Required task =>
Repeat the listing exactly as given, omitting every image.

Supplied data =>
---------------
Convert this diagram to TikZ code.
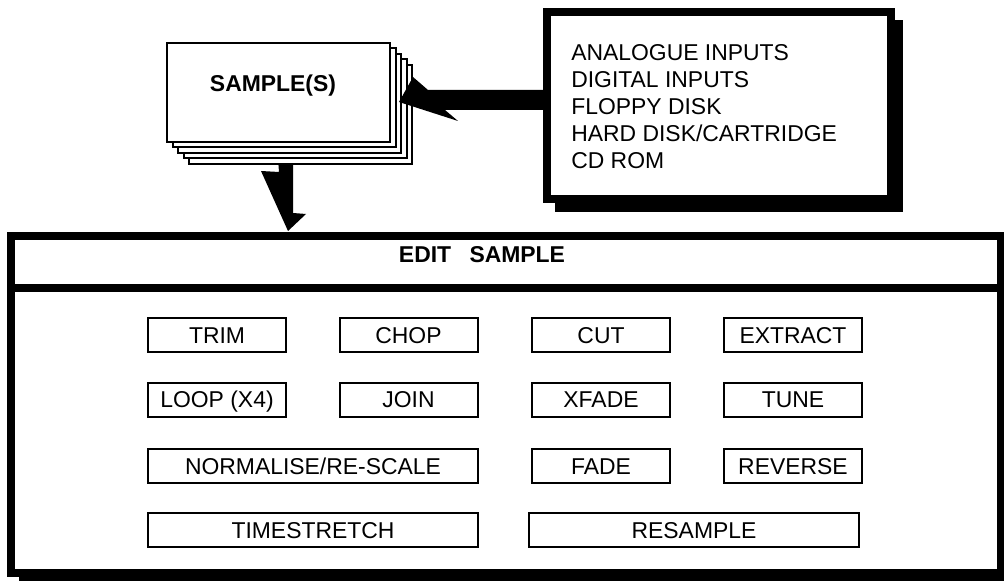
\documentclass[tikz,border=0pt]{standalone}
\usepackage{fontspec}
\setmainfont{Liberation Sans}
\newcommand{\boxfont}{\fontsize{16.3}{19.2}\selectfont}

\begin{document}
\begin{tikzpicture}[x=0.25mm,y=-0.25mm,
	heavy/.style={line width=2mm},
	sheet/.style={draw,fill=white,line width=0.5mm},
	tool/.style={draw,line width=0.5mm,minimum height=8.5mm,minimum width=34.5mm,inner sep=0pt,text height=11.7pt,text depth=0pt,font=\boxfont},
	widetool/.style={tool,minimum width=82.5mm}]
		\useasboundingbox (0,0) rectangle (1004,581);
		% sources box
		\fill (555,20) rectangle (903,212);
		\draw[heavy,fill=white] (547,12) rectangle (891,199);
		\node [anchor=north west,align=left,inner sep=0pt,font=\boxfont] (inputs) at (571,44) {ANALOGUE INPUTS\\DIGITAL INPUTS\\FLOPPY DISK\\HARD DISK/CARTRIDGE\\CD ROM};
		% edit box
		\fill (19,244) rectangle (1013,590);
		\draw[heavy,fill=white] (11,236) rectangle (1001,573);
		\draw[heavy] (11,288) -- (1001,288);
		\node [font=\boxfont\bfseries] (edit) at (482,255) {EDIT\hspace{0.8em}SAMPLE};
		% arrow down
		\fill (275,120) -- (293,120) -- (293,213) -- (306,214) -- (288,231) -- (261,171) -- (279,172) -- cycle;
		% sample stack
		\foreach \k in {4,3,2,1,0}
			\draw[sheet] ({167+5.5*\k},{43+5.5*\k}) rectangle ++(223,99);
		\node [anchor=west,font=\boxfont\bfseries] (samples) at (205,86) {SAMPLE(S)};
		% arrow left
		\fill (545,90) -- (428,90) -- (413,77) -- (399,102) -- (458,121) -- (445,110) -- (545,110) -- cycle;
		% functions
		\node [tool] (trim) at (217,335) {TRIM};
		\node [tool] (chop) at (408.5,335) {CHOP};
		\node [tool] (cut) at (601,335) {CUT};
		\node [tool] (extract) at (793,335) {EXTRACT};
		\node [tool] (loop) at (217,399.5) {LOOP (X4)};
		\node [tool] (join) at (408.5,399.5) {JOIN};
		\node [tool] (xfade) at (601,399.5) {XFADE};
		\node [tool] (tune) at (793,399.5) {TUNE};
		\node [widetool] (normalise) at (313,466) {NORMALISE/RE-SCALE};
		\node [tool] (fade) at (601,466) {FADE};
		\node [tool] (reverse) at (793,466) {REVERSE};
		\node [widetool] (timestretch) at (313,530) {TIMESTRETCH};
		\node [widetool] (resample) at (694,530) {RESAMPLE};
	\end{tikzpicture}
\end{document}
---------------
Solution to the problem =>
Convert this diagram to TikZ code.
\documentclass[tikz,border=0pt]{standalone}
\usepackage{fontspec}
\setmainfont{Liberation Sans}
\newcommand{\boxfont}{\fontsize{16.3}{19.2}\selectfont}

\begin{document}
\begin{tikzpicture}[x=0.25mm,y=-0.25mm,
	heavy/.style={line width=2mm},
	sheet/.style={draw,fill=white,line width=0.5mm},
	tool/.style={draw,line width=0.5mm,minimum height=8.5mm,minimum width=34.5mm,inner sep=0pt,text height=11.7pt,text depth=0pt,font=\boxfont},
	widetool/.style={tool,minimum width=82.5mm}]
		\useasboundingbox (0,0) rectangle (1004,581);
		% sources box
		\fill (555,20) rectangle (903,212);
		\draw[heavy,fill=white] (547,12) rectangle (891,199);
		\node [anchor=north west,align=left,inner sep=0pt,font=\boxfont] (inputs) at (571,44) {ANALOGUE INPUTS\\DIGITAL INPUTS\\FLOPPY DISK\\HARD DISK/CARTRIDGE\\CD ROM};
		% edit box
		\fill (19,244) rectangle (1013,590);
		\draw[heavy,fill=white] (11,236) rectangle (1001,573);
		\draw[heavy] (11,288) -- (1001,288);
		\node [font=\boxfont\bfseries] (edit) at (482,255) {EDIT\hspace{0.8em}SAMPLE};
		% arrow down
		\fill (275,120) -- (293,120) -- (293,213) -- (306,214) -- (288,231) -- (261,171) -- (279,172) -- cycle;
		% sample stack
		\foreach \k in {4,3,2,1,0}
			\draw[sheet] ({167+5.5*\k},{43+5.5*\k}) rectangle ++(223,99);
		\node [anchor=west,font=\boxfont\bfseries] (samples) at (205,86) {SAMPLE(S)};
		% arrow left
		\fill (545,90) -- (428,90) -- (413,77) -- (399,102) -- (458,121) -- (445,110) -- (545,110) -- cycle;
		% functions
		\node [tool] (trim) at (217,335) {TRIM};
		\node [tool] (chop) at (408.5,335) {CHOP};
		\node [tool] (cut) at (601,335) {CUT};
		\node [tool] (extract) at (793,335) {EXTRACT};
		\node [tool] (loop) at (217,399.5) {LOOP (X4)};
		\node [tool] (join) at (408.5,399.5) {JOIN};
		\node [tool] (xfade) at (601,399.5) {XFADE};
		\node [tool] (tune) at (793,399.5) {TUNE};
		\node [widetool] (normalise) at (313,466) {NORMALISE/RE-SCALE};
		\node [tool] (fade) at (601,466) {FADE};
		\node [tool] (reverse) at (793,466) {REVERSE};
		\node [widetool] (timestretch) at (313,530) {TIMESTRETCH};
		\node [widetool] (resample) at (694,530) {RESAMPLE};
	\end{tikzpicture}
\end{document}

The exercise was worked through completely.